The Race Against Alzheimer's
Want to keep your aging brain in tip-top shape? The best advice might be the simplest, if not the most obvious: don’t get too excited.
That appears to be one of many lessons learned from a series of studies conducted by Michela Gallagher, Krieger-Eisenhower Professor of Psychology and Neuroscience.
Drawing upon years of research, Gallagher and her colleagues recently demonstrated that older people suffering from a form of memory impairment that can lead to Alzheimer’s disease showed clear improvement on memory tests after taking a drug to dampen overactivity in a particular part of the brain.
Researchers already knew that the condition in question—amnestic mild cognitive impairment, or aMCI—was associated with elevated levels of activity among neurons in the hippocampus, a region of the brain that is crucial to learning and memory. (People with aMCI have worse-than-normal memories for their age, and 15 percent of them go on to develop Alzheimer’s.) There was speculation, however, that this neuronal overexcitement represented a kind of coping mechanism—a way of revving up the brain’s memory circuit to compensate for flagging performance.
Gallagher proved the opposite. By administering low doses of the anti-epileptic drug levetiracetam to individuals with aMCI, she was able to drive activity in their hippocampi down to normal levels. As a result, their performance on memory tests actually improved.

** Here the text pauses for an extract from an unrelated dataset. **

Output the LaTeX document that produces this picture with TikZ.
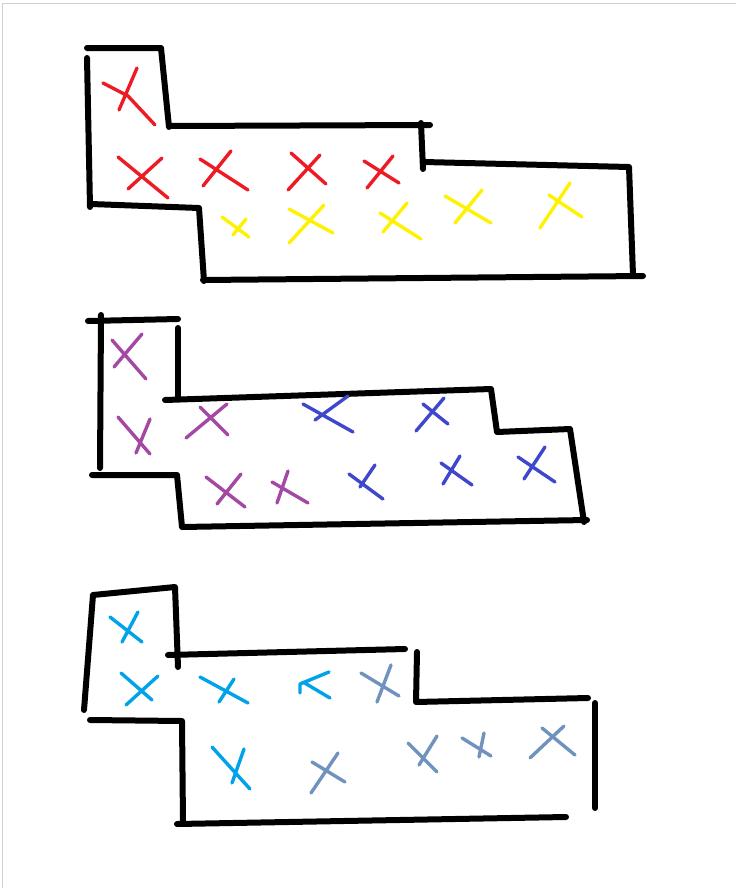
\documentclass[tikz,border=0pt]{standalone}
\usepackage{xcolor}
\usepackage{tikz}
\definecolor{paintred}{RGB}{237,28,36}
\definecolor{paintyellow}{RGB}{255,242,0}
\definecolor{paintpurple}{RGB}{163,73,164}
\definecolor{paintblue}{RGB}{63,72,204}
\definecolor{paintcyan}{RGB}{0,162,232}
\definecolor{paintgrey}{RGB}{112,146,190}
% a hand-drawn cross: colour, first stroke, second stroke
\newcommand{\xmark}[5]{\draw[cross, #1] #2 -- #3 #4 -- #5;}

\begin{document}
\begin{tikzpicture}[
    x=0.05cm,
    y=-0.05cm,
    wall/.style={draw=black, line width=0.3cm, line cap=round, line join=round},
    cross/.style={line width=0.17cm, line cap=round, line join=round},
    frame/.style={draw=black!18, line width=0.05cm}
]
\useasboundingbox (0,0) rectangle (736,888);
\draw[frame] (2,888) -- (2,3) -- (736,3);

% top room
\draw[wall] (87,48) -- (161,48) -- (169,127);
\draw[wall] (87,58) -- (90,207);
\draw[wall] (169,126) -- (430,125);
\draw[wall] (421,123) -- (423,169);
\draw[wall] (424,162) -- (629,167) -- (633,275);
\draw[wall] (91,204) -- (199,208) -- (204,281);
\draw[wall] (203,280) -- (643,276);

\xmark{paintred}{(103,83)}{(128,96) -- (155,125)}{(137,68)}{(119,110)}
\xmark{paintred}{(118,157)}{(168,198)}{(162,158)}{(128,189)}
\xmark{paintred}{(200,159)}{(248,190)}{(231,151)}{(203,186)}
\xmark{paintred}{(291,153)}{(326,184)}{(320,155)}{(288,190)}
\xmark{paintred}{(364,161)}{(399,183)}{(393,156)}{(367,188)}
\xmark{paintyellow}{(222,217)}{(249,237)}{(246,219)}{(233,235)}
\xmark{paintyellow}{(289,209)}{(333,233)}{(324,205)}{(289,243)}
\xmark{paintyellow}{(380,213)}{(421,239)}{(407,203)}{(383,232)}
\xmark{paintyellow}{(445,196)}{(491,223)}{(482,190)}{(455,223)}
\xmark{paintyellow}{(549,195)}{(582,217)}{(570,183)}{(540,228)}

% middle room
\draw[wall] (88,321) -- (178,319);
\draw[wall] (101,315) -- (100,468);
\draw[wall] (178,328) -- (178,398);
\draw[wall] (165,400) -- (491,389) -- (497,432) -- (570,429) -- (584,522);
\draw[wall] (92,475) -- (177,475) -- (182,527) -- (587,520);

\xmark{paintpurple}{(112,340)}{(146,379)}{(142,334)}{(114,367)}
\xmark{paintpurple}{(118,417)}{(150,454)}{(150,419)}{(136,453)}
\xmark{paintpurple}{(227,404)}{(186,438)}{(200,407)}{(228,435)}
\xmark{paintpurple}{(206,477)}{(245,507)}{(241,474)}{(217,504)}
\xmark{paintpurple}{(272,482)}{(308,503)}{(288,471)}{(277,503)}
\xmark{paintblue}{(303,404)}{(353,432)}{(348,396)}{(315,420)}
\xmark{paintblue}{(423,404)}{(448,424)}{(444,398)}{(416,431)}
\xmark{paintblue}{(349,474)}{(383,499)}{(375,465)}{(360,487)}
\xmark{paintblue}{(441,463)}{(472,485)}{(460,456)}{(443,484)}
\xmark{paintblue}{(518,457)}{(555,482)}{(545,447)}{(524,479)}

% bottom room
\draw[wall] (84,710) -- (93,595) -- (175,587) -- (178,667);
\draw[wall] (168,655) -- (405,649);
\draw[wall] (417,652) -- (416,702) -- (588,698);
\draw[wall] (595,703) -- (595,808);
\draw[wall] (90,720) -- (182,721) -- (183,823);
\draw[wall] (177,824) -- (566,817);

\xmark{paintcyan}{(110,617)}{(142,642)}{(138,612)}{(122,642)}
\xmark{paintcyan}{(121,673)}{(152,700)}{(158,676)}{(126,705)}
\xmark{paintcyan}{(200,677)}{(248,703)}{(234,679)}{(219,702)}
\xmark{paintcyan}{(329,672)}{(300,684) -- (300,693)}{(303,682)}{(330,698)}
\xmark{paintgrey}{(361,673)}{(399,696)}{(391,665)}{(377,702)}
\xmark{paintcyan}{(212,747)}{(250,789)}{(244,749)}{(232,783)}
\xmark{paintgrey}{(312,762)}{(345,782)}{(338,753)}{(311,793)}
\xmark{paintgrey}{(408,743)}{(437,772)}{(437,736)}{(419,765)}
\xmark{paintgrey}{(462,738)}{(491,756)}{(484,733)}{(479,757)}
\xmark{paintgrey}{(542,728)}{(575,755)}{(564,726)}{(530,758)}
\end{tikzpicture}
\end{document}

That finding has all kinds of implications. If aMCI is a way station on the road to Alzheimer’s disease, then treating it could help stave off or at least slow the progression of full-blown dementia. That would be especially welcome given the recent failure of several drugs designed to combat late-stage Alzheimer’s, and would provide much-needed ammunition in the war against an affliction that is expected to affect as many as 16 million Americans by the year 2050.

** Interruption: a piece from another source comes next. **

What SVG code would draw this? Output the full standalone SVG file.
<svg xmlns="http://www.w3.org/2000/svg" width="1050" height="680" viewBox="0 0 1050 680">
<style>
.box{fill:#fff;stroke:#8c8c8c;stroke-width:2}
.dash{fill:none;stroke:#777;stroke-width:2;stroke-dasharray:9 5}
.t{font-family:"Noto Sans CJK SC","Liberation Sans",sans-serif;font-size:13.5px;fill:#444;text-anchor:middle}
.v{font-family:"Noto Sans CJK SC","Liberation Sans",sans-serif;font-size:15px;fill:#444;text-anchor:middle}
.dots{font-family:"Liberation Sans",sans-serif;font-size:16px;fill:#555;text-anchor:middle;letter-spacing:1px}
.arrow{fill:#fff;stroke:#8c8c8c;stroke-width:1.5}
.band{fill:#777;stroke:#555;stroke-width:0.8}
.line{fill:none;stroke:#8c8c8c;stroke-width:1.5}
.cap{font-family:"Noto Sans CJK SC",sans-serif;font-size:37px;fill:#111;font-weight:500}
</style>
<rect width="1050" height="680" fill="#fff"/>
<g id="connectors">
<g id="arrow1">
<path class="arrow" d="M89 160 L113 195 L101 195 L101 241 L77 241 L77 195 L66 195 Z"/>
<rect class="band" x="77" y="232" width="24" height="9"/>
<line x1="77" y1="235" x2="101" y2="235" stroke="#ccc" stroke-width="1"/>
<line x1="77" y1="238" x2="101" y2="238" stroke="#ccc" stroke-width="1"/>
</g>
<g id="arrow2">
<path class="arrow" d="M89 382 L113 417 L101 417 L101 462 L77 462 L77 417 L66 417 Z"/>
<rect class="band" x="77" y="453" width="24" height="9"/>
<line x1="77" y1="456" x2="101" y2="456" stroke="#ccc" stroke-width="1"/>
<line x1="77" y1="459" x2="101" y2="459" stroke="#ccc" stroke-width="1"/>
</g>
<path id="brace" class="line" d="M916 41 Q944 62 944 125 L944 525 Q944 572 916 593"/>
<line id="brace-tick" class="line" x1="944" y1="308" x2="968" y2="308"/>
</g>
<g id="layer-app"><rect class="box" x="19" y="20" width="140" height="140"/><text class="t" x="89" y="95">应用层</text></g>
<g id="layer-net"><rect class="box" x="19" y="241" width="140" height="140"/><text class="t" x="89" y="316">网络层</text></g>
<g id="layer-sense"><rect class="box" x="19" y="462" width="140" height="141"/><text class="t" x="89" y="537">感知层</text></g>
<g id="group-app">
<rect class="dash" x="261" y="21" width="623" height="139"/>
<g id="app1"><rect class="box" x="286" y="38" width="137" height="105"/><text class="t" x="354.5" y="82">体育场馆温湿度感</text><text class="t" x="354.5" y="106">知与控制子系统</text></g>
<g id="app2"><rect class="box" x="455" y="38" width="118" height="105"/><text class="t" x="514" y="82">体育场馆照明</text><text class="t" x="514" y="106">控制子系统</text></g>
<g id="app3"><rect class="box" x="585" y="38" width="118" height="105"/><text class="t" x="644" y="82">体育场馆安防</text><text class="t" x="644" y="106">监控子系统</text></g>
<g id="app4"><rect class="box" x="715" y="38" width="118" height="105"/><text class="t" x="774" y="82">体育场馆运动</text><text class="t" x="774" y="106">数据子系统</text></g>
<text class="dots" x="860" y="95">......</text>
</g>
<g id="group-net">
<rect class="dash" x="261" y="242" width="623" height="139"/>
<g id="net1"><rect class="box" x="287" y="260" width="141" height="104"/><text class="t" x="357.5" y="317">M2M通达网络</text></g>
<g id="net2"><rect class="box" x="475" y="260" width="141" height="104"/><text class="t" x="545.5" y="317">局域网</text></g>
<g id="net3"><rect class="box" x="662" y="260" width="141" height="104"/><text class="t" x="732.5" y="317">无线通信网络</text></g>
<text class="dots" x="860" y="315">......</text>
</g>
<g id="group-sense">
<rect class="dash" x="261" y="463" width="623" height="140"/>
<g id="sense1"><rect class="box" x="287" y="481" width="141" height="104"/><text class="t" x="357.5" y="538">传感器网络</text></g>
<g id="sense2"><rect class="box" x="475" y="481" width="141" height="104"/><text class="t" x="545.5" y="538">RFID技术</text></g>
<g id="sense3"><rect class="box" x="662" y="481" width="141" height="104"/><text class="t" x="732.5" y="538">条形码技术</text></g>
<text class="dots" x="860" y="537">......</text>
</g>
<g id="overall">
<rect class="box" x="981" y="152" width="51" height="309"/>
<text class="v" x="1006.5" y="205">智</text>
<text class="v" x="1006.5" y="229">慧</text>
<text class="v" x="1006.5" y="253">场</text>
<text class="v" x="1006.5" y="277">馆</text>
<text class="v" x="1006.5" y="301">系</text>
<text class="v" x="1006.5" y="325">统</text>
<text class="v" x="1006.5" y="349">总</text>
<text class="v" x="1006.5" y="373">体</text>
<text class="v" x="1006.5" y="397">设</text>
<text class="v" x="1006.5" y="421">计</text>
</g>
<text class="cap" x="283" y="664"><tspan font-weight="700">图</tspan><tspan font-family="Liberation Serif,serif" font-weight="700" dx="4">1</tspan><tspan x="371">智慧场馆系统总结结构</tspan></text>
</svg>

But as Gallagher points out, an overexcited hippocampus goes hand in hand with several other risk factors for Alzheimer’s, including a particular gene that is the single greatest predictor of dementia aside from aging itself. And excess activity in this small, curved structure located in the medial temporal lobe appears to have negative effects elsewhere in the brain, as well.

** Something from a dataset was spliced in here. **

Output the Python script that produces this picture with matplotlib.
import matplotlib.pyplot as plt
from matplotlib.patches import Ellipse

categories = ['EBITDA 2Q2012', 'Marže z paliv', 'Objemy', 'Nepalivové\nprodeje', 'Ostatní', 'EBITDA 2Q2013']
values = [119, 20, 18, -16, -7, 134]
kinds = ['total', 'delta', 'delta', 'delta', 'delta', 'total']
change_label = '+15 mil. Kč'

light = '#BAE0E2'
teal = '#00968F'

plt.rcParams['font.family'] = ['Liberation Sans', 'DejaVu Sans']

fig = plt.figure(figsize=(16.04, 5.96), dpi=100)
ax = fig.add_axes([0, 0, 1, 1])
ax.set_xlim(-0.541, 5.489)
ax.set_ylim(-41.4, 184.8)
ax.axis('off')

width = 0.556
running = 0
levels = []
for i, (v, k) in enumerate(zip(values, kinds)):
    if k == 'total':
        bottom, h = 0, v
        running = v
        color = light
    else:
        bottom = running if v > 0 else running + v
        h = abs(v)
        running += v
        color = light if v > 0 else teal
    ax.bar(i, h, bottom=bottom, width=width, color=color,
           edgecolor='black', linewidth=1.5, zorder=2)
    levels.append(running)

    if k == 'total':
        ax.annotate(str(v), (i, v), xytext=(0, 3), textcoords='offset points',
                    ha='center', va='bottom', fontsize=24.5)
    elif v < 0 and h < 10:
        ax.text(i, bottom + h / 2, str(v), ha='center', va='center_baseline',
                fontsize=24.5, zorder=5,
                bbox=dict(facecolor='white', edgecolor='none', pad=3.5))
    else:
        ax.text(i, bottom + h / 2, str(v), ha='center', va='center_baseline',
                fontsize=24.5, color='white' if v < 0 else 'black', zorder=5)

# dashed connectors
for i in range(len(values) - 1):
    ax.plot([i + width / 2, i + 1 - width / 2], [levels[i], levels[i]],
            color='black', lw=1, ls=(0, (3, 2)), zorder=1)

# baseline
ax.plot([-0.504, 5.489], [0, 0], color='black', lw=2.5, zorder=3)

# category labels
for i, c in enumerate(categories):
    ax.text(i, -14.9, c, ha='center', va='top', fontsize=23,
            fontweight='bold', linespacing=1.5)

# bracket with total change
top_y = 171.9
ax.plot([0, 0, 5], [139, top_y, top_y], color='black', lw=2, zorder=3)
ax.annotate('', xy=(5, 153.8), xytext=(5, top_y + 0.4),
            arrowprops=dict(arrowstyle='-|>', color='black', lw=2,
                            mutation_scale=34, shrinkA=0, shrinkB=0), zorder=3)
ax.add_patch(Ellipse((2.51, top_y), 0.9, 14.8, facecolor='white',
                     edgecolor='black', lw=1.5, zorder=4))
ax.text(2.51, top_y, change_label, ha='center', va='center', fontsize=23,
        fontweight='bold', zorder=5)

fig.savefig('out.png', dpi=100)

“It’s like a cascade,” Gallagher says. “This overactivity appears to be remodeling other circuits that are trying to cope with it.” But Gallagher found that once those elevated levels of activity were reduced, other affected systems saw relief, too.
Gallagher hopes to run a long-term clinical trial to determine if levetiracetam can indeed help prevent Alzheimer’s in people with aMCI. And she is exploring additional therapies for aMCI, and for other conditions linked to overactivity in the brain.
Her work could improve life for the average aging person. “There is a kind of continuum of this condition that does occur in normal aging,” says Gallagher. And if the same mechanism drives both normal and abnormal memory decline in the aging brain, then therapies that work on one ought to work on the other, as well.